1) They are rare. But a recent BRR of very high consequence is the 2022 DXY chart.
2) They usually only occur on high time frames as they measure manias and blow off tops, or in the inverse, manic selling followed by a return to normal.
3) They are hard to chart
4) They give predictive power in terms of time, not in terms of a "measured move" of price, but in the other dimension time.

This chart shows a clear BRR reversal, 55 days in the manic up pattern, the "bump". 55 Days in the return to trend or "run". Which would create a 10 year US Treasury bond rally and likely a rally in risk on assets. Which lands us, perfectly, at yields dropping until Monday December 25th 2023.

Merry Christmas Traders!
Trade active
So far so good, rates declining at the same gradient as predicted.
Note
Huge drop in rates again today following commentary from the Federal Reserve. Looking like we hit our target ahead of time at this rate!
Note
Less than 0.1% percentage points to target.
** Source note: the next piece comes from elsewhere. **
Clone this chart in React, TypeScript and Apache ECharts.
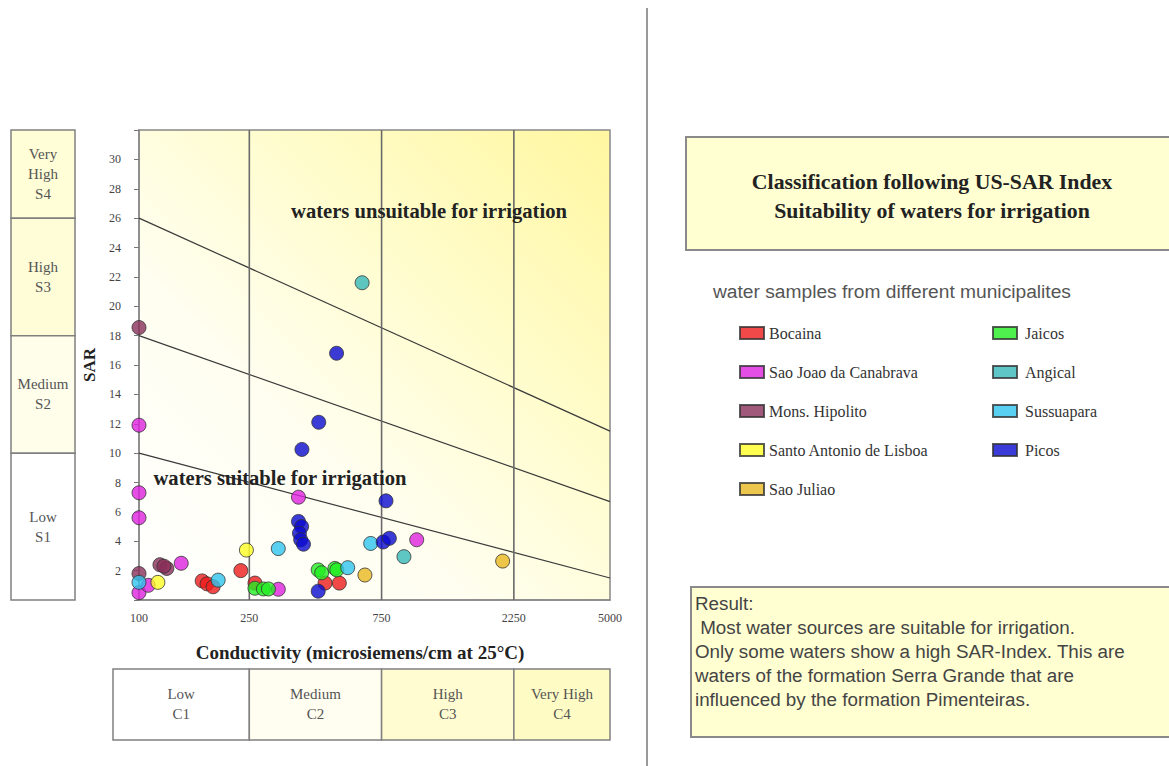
import React, { useEffect, useRef } from "react";
import * as echarts from "echarts";

const SERIF = '"Liberation Serif", "Times New Roman", serif';
const SANS = '"Liberation Sans", Arial, sans-serif';

// ---- data ----
const municipalities = [
  "Bocaina",
  "Sao Joao da Canabrava",
  "Mons. Hipolito",
  "Santo Antonio de Lisboa",
  "Sao Juliao",
  "Jaicos",
  "Angical",
  "Sussuapara",
  "Picos",
];
const municipalityColors = [
  "#ee1c1c",
  "#dd22dd",
  "#8a2f5a",
  "#ffff26",
  "#e8b820",
  "#22ee22",
  "#36b8b8",
  "#30c4ee",
  "#0a0ad0",
];

// [conductivity (µS/cm), SAR]
const bocaina = [[169, 1.3], [176, 1.1], [185, 0.9], [233, 2.0], [262, 1.15], [469, 1.15], [528, 1.15]];
const saoJoao = [[100, 11.9], [100, 7.3], [100, 5.6], [100, 0.5], [108, 1.0], [142, 2.5], [318, 0.73], [376, 7.0], [1004, 4.1]];
const monsHipolito = [[100, 18.55], [100, 1.8], [119, 2.4], [126, 2.15], [123, 2.3]];
const santoAntonio = [[117, 1.2], [244, 3.4]];
const saoJuliao = [[653, 1.7], [2050, 2.65]];
const jaicos = [[262, 0.8], [281, 0.75], [293, 0.75], [443, 2.05], [456, 1.85], [509, 2.15], [517, 2.05]];
const angical = [[638, 21.6], [903, 2.95]];
const sussuapara = [[100, 1.2], [193, 1.35], [318, 3.5], [566, 2.2], [685, 3.85]];
const picos = [[516, 16.8], [445, 12.1], [387, 10.25], [376, 5.35], [386, 5.0], [379, 4.55], [383, 4.1], [392, 3.8], [443, 0.6], [778, 6.75], [760, 3.95], [800, 4.2]];
const sampleSets = [bocaina, saoJoao, monsHipolito, santoAntonio, saoJuliao, jaicos, angical, sussuapara, picos];

const xTickValues = [100, 250, 750, 2250, 5000];
const ecClassEdges = [100, 250, 750, 2250, 5000];
const ecClassLabels = ["Low\nC1", "Medium\nC2", "High\nC3", "Very High\nC4"];
const ecClassFills = ["#ffffff", "#fffef0", "#fffcd2", "#fffbc4"];
const sarLines = [
  [[100, 26], [5000, 11.5]],
  [[100, 18], [5000, 6.7]],
  [[100, 10], [5000, 1.5]],
];
const sarClassEdges = [32, 26, 18, 10, 0];
const sarClassLabels = ["Very\nHigh\nS4", "High\nS3", "Medium\nS2", "Low\nS1"];
const sarClassFills = ["#fffed6", "#fffcd8", "#fffeea", "#ffffff"];
const resultLines = [
  "Result:",
  " Most water sources are suitable for irrigation.",
  "Only some waters show a high SAR-Index. This are",
  "waters of the formation Serra Grande that are",
  "influenced by the formation Pimenteiras.",
];

export default function App() {
  const ref = useRef<HTMLDivElement>(null);
  useEffect(() => {
    if (!ref.current) return;
    const chart = echarts.init(ref.current, undefined, { renderer: "svg" });

    const lineSeries = sarLines.map((d) => ({
      type: "line",
      data: d,
      symbol: "none",
      silent: true,
      lineStyle: { color: "#3a3a3a", width: 1.2 },
      z: 1,
    }));
    const boundSeries = ecClassEdges.slice(1, 4).map((v) => ({
      type: "line",
      data: [[v, 0], [v, 32]],
      symbol: "none",
      silent: true,
      lineStyle: { color: "#6a6a6a", width: 1.6 },
      z: 1,
    }));
    const scatterSeries = sampleSets.map((d, i) => ({
      type: "scatter",
      name: municipalities[i],
      data: d,
      symbol: "circle",
      symbolSize: 14,
      itemStyle: { color: municipalityColors[i], borderColor: "#333", borderWidth: 1 },
      z: 3,
    }));

    const legendBase = {
      orient: "vertical",
      itemWidth: 24,
      itemHeight: 12,
      itemGap: 23,
      padding: 0,
      icon: "rect",
      selectedMode: false,
    };

    chart.setOption({
      animation: false,
      grid: {
        left: 139,
        top: 130,
        width: 471,
        height: 470,
        show: true,
        borderColor: "#888",
        borderWidth: 1.5,
        backgroundColor: {
          type: "linear",
          x: 0,
          y: 1,
          x2: 1,
          y2: 0,
          colorStops: [
            { offset: 0, color: "#ffffff" },
            { offset: 0.35, color: "#fffef0" },
            { offset: 0.6, color: "#fffdd2" },
            { offset: 1, color: "#fff7a0" },
          ],
        },
      },
      xAxis: {
        type: "log",
        logBase: 10,
        min: 100,
        max: 5000,
        axisLine: { show: true, lineStyle: { color: "#888", width: 1.5 } },
        axisTick: { show: false },
        splitLine: { show: false },
        minorTick: { show: false },
        axisLabel: {
          customValues: xTickValues,
          formatter: (v: number) => String(Math.round(v)),
          fontFamily: SERIF,
          fontSize: 12,
          color: "#444",
          margin: 12,
        },
      },
      yAxis: {
        type: "value",
        min: 0,
        max: 32,
        interval: 2,
        name: "SAR",
        nameLocation: "middle",
        nameGap: 41,
        nameTextStyle: { fontFamily: SERIF, fontSize: 17, fontWeight: "bold", color: "#222" },
        axisLine: { show: true, lineStyle: { color: "#888", width: 1.5 } },
        axisTick: { show: true, length: 5, lineStyle: { color: "#777" } },
        splitLine: { show: false },
        axisLabel: {
          formatter: (v: number) => (v === 0 || v === 32 ? "" : String(v)),
          fontFamily: SERIF,
          fontSize: 12,
          color: "#444",
          margin: 18,
        },
      },
      legend: [
        {
          ...legendBase,
          data: municipalities.slice(0, 5),
          left: 739,
          top: 325,
          textStyle: { fontFamily: SERIF, fontSize: 16, color: "#333" },
        },
        {
          ...legendBase,
          data: municipalities.slice(5),
          left: 992,
          top: 325,
          textStyle: { fontFamily: SERIF, fontSize: 16, color: "#333", padding: [0, 0, 0, 3] },
        },
      ],
      series: [...lineSeries, ...boundSeries, ...scatterSeries],
    });

    const px = (x: number, y: number) => chart.convertToPixel({ gridIndex: 0 }, [x, y]) as number[];
    const graphics: any[] = [];

    // SAR class boxes (left)
    for (let i = 0; i < sarClassLabels.length; i++) {
      const y1 = px(100, sarClassEdges[i])[1];
      const y2 = px(100, sarClassEdges[i + 1])[1];
      graphics.push({
        type: "rect",
        shape: { x: 11, y: y1, width: 64, height: y2 - y1 },
        style: { fill: sarClassFills[i], stroke: "#808080", lineWidth: 1.5 },
      });
      graphics.push({
        type: "text",
        x: 43,
        y: (y1 + y2) / 2,
        style: {
          text: sarClassLabels[i],
          font: `15px ${SERIF}`,
          fill: "#555",
          textAlign: "center",
          textVerticalAlign: "middle",
          lineHeight: 20,
        },
      });
    }
    // EC class boxes (bottom)
    for (let i = 0; i < ecClassLabels.length; i++) {
      const x1 = i === 0 ? px(ecClassEdges[0], 0)[0] - 26 : px(ecClassEdges[i], 0)[0];
      const x2 = px(ecClassEdges[i + 1], 0)[0];
      graphics.push({
        type: "rect",
        shape: { x: x1, y: 669, width: x2 - x1, height: 71 },
        style: { fill: ecClassFills[i], stroke: "#808080", lineWidth: 1.5 },
      });
      graphics.push({
        type: "text",
        x: (x1 + x2) / 2,
        y: 704,
        style: {
          text: ecClassLabels[i],
          font: `15px ${SERIF}`,
          fill: "#555",
          textAlign: "center",
          textVerticalAlign: "middle",
          lineHeight: 20,
        },
      });
    }
    // annotations inside plot
    graphics.push({
      type: "text",
      x: 429,
      y: 211,
      style: {
        text: "waters unsuitable for irrigation",
        font: `bold 20.6px ${SERIF}`,
        fill: "#222",
        textAlign: "center",
        textVerticalAlign: "middle",
      },
      z: 10,
    });
    graphics.push({
      type: "text",
      x: 280,
      y: 478,
      style: {
        text: "waters suitable for irrigation",
        font: `bold 20.6px ${SERIF}`,
        fill: "#222",
        textAlign: "center",
        textVerticalAlign: "middle",
      },
      z: 10,
    });
    graphics.push({
      type: "text",
      x: 360,
      y: 652,
      style: {
        text: "Conductivity (microsiemens/cm at 25°C)",
        font: `bold 19px ${SERIF}`,
        fill: "#222",
        textAlign: "center",
        textVerticalAlign: "middle",
      },
    });
    // right panel
    graphics.push({
      type: "line",
      shape: { x1: 647, y1: 8, x2: 647, y2: 766 },
      style: { stroke: "#999", lineWidth: 2 },
    });
    graphics.push({
      type: "rect",
      shape: { x: 686, y: 137, width: 500, height: 113 },
      style: { fill: "#ffffd2", stroke: "#8a8a8a", lineWidth: 2 },
    });
    graphics.push({
      type: "text",
      x: 932,
      y: 196,
      style: {
        text: "Classification following US-SAR Index\nSuitability of waters for irrigation",
        font: `bold 21.8px ${SERIF}`,
        fill: "#222",
        textAlign: "center",
        textVerticalAlign: "middle",
        lineHeight: 29,
      },
    });
    graphics.push({
      type: "text",
      x: 713,
      y: 291,
      style: {
        text: "water samples from different municipalites",
        font: `19.2px ${SANS}`,
        fill: "#555",
        textAlign: "left",
        textVerticalAlign: "middle",
      },
    });
    graphics.push({
      type: "rect",
      shape: { x: 691, y: 587, width: 500, height: 150 },
      style: { fill: "#ffffd2", stroke: "#8a8a8a", lineWidth: 2 },
    });
    resultLines.forEach((t, i) => {
      graphics.push({
        type: "text",
        x: 695,
        y: 603 + i * 24,
        style: {
          text: t,
          font: `18.8px ${SANS}`,
          fill: "#444",
          textAlign: "left",
          textVerticalAlign: "middle",
        },
      });
    });

    chart.setOption({ graphic: graphics });

    return () => chart.dispose();
  }, []);

  return (
    <div
      ref={ref}
      style={{ position: "absolute", left: 0, top: 0, width: 1169, height: 766, background: "#fff" }}
    />
  );
}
Crypto has been playing along beautifully as it benefits most from the lower rates environment. Some strength in the smaller cap tech stocks (Russel 2000 IWM) as well.

Feel free to take some profits here and reallocate as you like.
Trade closed: target reached
All targets hit ahead of time, Merry Christmas traders!

I'm not saying that rates won't continue to drop given wider macro economic factors and Federal Reserve opinions. What we can say however is this technical pattern has run out of predictive power as to what will happen next.